Opinion polls indicate that her party is neck-and-neck with Yushchenko's bloc, and the Orange Revolution's main enemy, Viktor Yanukovych, is ahead. None of the three parties, however, are poised to win enough votes to form a government on their own, making a coalition necessary. Tymoshenko has repeatedly said that she hopes to reunite with Yushchenko's team at that point.

Otherwise, she warned that she fears a return of Yanukovych, Kuchma's former prime minister and last year's losing presidential candidate.

The chances "are so high that people who represent our Orange Team need to think not about themselves but about what's at stake so that all we did was not done in vain," she said.

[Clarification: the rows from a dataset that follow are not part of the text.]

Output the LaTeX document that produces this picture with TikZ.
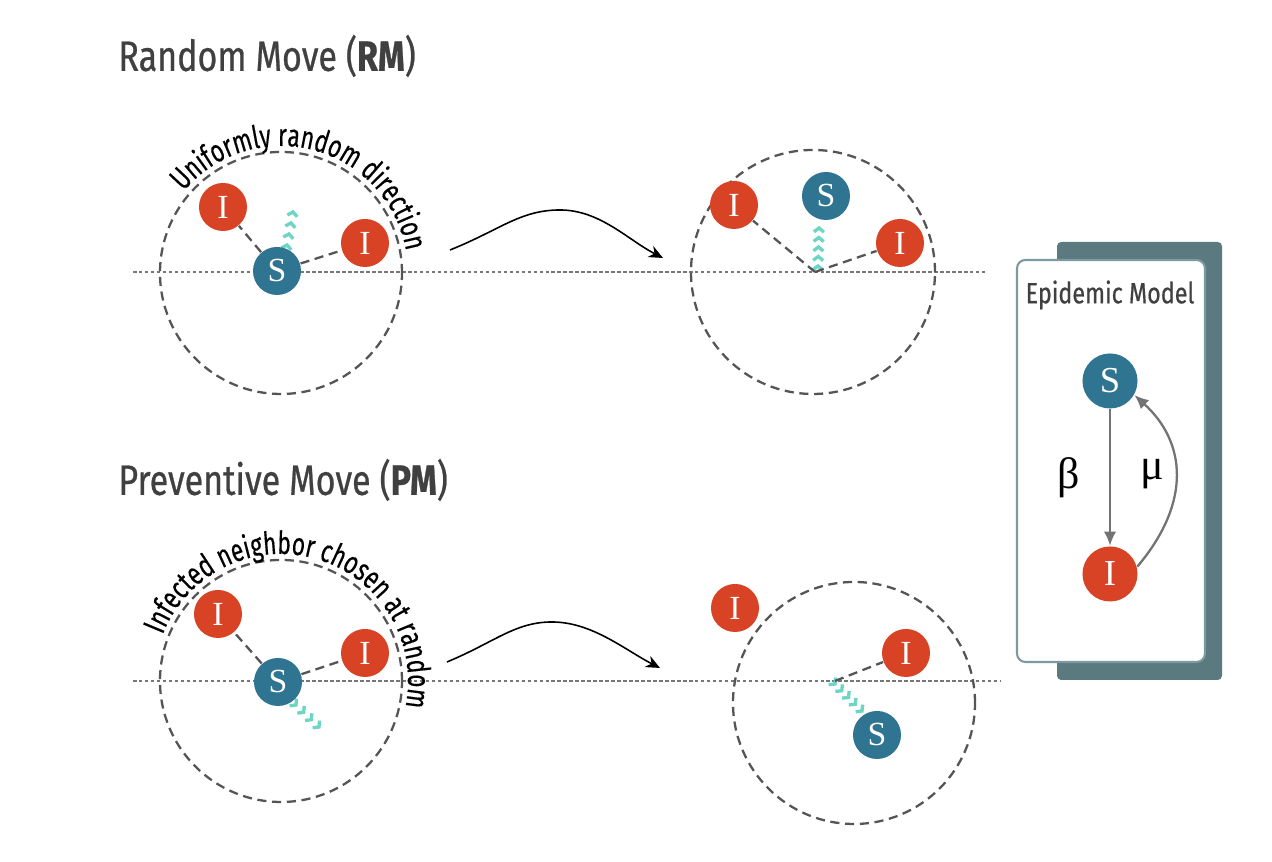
\documentclass[tikz,border=0pt]{standalone}
\usepackage{fontspec}
\usetikzlibrary{arrows.meta,decorations.text,calc}
\newfontfamily\headfont[FakeStretch=0.8,FakeBold=0.6]{Fira Sans}
\newfontfamily\curvedfont[FakeStretch=0.72,FakeBold=0.3]{Fira Sans}
\newfontfamily\letterfont{Liberation Serif}
\definecolor{infcol}{HTML}{D84325}
\definecolor{suscol}{HTML}{2F7490}
\definecolor{chevcol}{HTML}{6DD5C4}
\definecolor{linecol}{HTML}{555555}
\definecolor{boxcol}{HTML}{5B7A80}
\definecolor{framecol}{HTML}{7F99A0}
\definecolor{headcol}{HTML}{404040}
\newcommand\curvefont{\curvedfont\fontsize{9}{10}\selectfont}
\tikzset{
  agent/.style={circle,minimum size=0.48cm,inner sep=0pt,text=white,font=\letterfont\fontsize{9.6}{10}\selectfont},
  inf/.style={agent,fill=infcol},
  sus/.style={agent,fill=suscol},
  bigagent/.style={minimum size=0.55cm,font=\letterfont\fontsize{10.4}{11}\selectfont},
  zone/.style={draw=linecol,line width=0.65pt,dash pattern=on 2.6pt off 1.6pt},
  linkline/.style={draw=linecol,line width=0.65pt,dash pattern=on 2.6pt off 1.6pt},
  groundline/.style={draw=linecol!80,line width=0.3pt,dash pattern=on 1pt off 0.7pt},
  headline/.style={anchor=west,text=headcol,font=\headfont\fontsize{12.1}{14}\selectfont},
  movearrow/.style={-{Stealth[length=4pt,width=3.5pt]},line width=0.45pt},
  ratearrow/.style={-{Latex[length=4pt,width=3.5pt]},draw=gray!110,line width=0.65pt},
  greek/.style={text=black,font=\letterfont\fontsize{12.5}{14}\selectfont},
  chevron/.pic={\draw[chevcol,line width=0.95pt,miter limit=4] (-5,-4)--(0,0)--(5,-4);}
}
\newcommand\chevs[3]{% start, end, count-1
  \path let \p1=($(#2)-(#1)$), \n1={atan2(\y1,\x1)-90} in
    \foreach \k in {0,...,#3} {pic[rotate=\n1] at ($(#1)!\k/#3!(#2)$) {chevron}};}
\begin{document}
\begin{tikzpicture}[x=0.01cm,y=0.01cm]
\useasboundingbox (0,0) rectangle (1272,862);
% titles
\node[headline] (rmhead) at (106,806) {Random Move ({\bfseries RM})};
\node[headline] (pmhead) at (106,382) {Preventive Move ({\bfseries PM})};
% ground lines
\draw[groundline] (133,590) coordinate (ga) -- (985,590) coordinate (gb);
\draw[groundline] (133,181) coordinate (gc) -- (1000,181) coordinate (gd);
% random move, before
\draw[zone] (281,589) circle[radius=121];
\path[decorate,decoration={text along path,text align=center,text={|\curvefont|Uniformly random direction}}]
  (281,589) ++(144:127) arc[start angle=144,end angle=6,radius=127];
\coordinate (ca) at (287,617);
\coordinate (cb) at (293,650);
\chevs{ca}{cb}{3}
\node[inf] (ia) at (223,655) {I};
\node[inf] (ib) at (365,619) {I};
\node[sus] (sa) at (277,591) {S};
\draw[linkline] (sa) -- (ia);
\draw[linkline] (sa) -- (ib);
% random move, after
\draw[zone] (813,590) circle[radius=122];
\node[inf] (ic) at (734,657) {I};
\node[inf] (id) at (900,619) {I};
\node[sus] (sb) at (826,666) {S};
\coordinate (hub) at (815,590);
\coordinate (cc) at (818,596);
\coordinate (cd) at (819,634);
\chevs{cc}{cd}{4}
\draw[linkline] (hub) -- (ic);
\draw[linkline] (hub) -- (id);
\coordinate (ma) at (450,612);
\coordinate (mb) at (663,604);
\draw[movearrow] (ma) .. controls (500,632) and (520,652) .. (560,652) .. controls (600,652) and (628,622) .. (mb);
% preventive move, before
\draw[zone] (281,181) circle[radius=121];
\path[decorate,decoration={text along path,text align=center,text={|\curvefont|Infected neighbor chosen at random}}]
  (281,181) ++(162:127) arc[start angle=162,end angle=-15,radius=127];
\node[inf] (ie) at (218,248) {I};
\node[inf] (if) at (365,209) {I};
\coordinate (ce) at (296,157);
\coordinate (cf) at (319,135);
\chevs{ce}{cf}{3}
\node[sus] (sc) at (278,180) {S};
\draw[linkline] (sc) -- (ie);
\draw[linkline] (sc) -- (if);
% preventive move, after
\draw[zone] (854,159) circle[radius=121];
\node[inf] (ig) at (735,254) {I};
\node[inf] (ih) at (906,209) {I};
\node[sus] (sd) at (877,127) {S};
\coordinate (hubb) at (835,181);
\coordinate (cg) at (835,178);
\coordinate (ch) at (862,151);
\chevs{cg}{ch}{4}
\draw[linkline] (hubb) -- (ih);
\coordinate (mc) at (447,200);
\coordinate (md) at (660,194);
\draw[movearrow] (mc) .. controls (495,220) and (515,240) .. (552,240) .. controls (592,240) and (625,212) .. (md);
% epidemic model
\fill[boxcol,rounded corners=1.2pt] (1057,182) rectangle (1222,620);
\draw[framecol,fill=white,line width=0.6pt,rounded corners=2.4pt] (1017,200) rectangle (1205,602);
\node[text=headcol,font=\headfont\fontsize{8.3}{9}\selectfont] (emhead) at (1110,567) {Epidemic Model};
\node[sus,bigagent] (ms) at (1110,481) {S};
\node[inf,bigagent] (mi) at (1110,288) {I};
\draw[ratearrow] (ms) -- node[greek,left=5pt] (beta) {β} (mi);
\draw[ratearrow] (mi.15) .. controls (1192,360) and (1186,420) .. (ms.-30);
\node[greek] (mu) at (1152,388) {μ};
\end{tikzpicture}
\end{document}
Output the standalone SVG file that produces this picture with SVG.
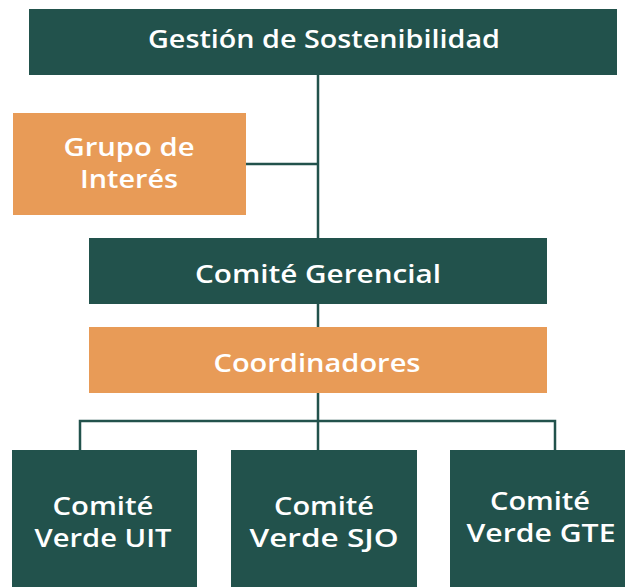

Many Ukrainians are disappointed with the slow pace of change, and were shocked by the abrupt and nasty break-up of the Orange Revolution duo, who ended up accusing each other of corruption. Yushchenko has complained that Tymoshenko wasn't a team player, and has seemed reluctant to consider her as a possible prime minister again.

Tymoshenko said the Orange Revolution taught Ukraine that the people's will matters. Earlier, she said five factors influenced elections in this nation of 47 million people: the United States, Russia, the use of administrative resources to pressure voters, pressure on the media and money.

"This has radically changed," she said from her office, which bustled with activity the day after her party held a big convention to kick off its campaign.

"I feel a big responsibility not to allow these changes to stop, not to allow it to stop half way," she said. "I feel a big responsibility to complete these reforms and to return faith to a large number of disappointed people."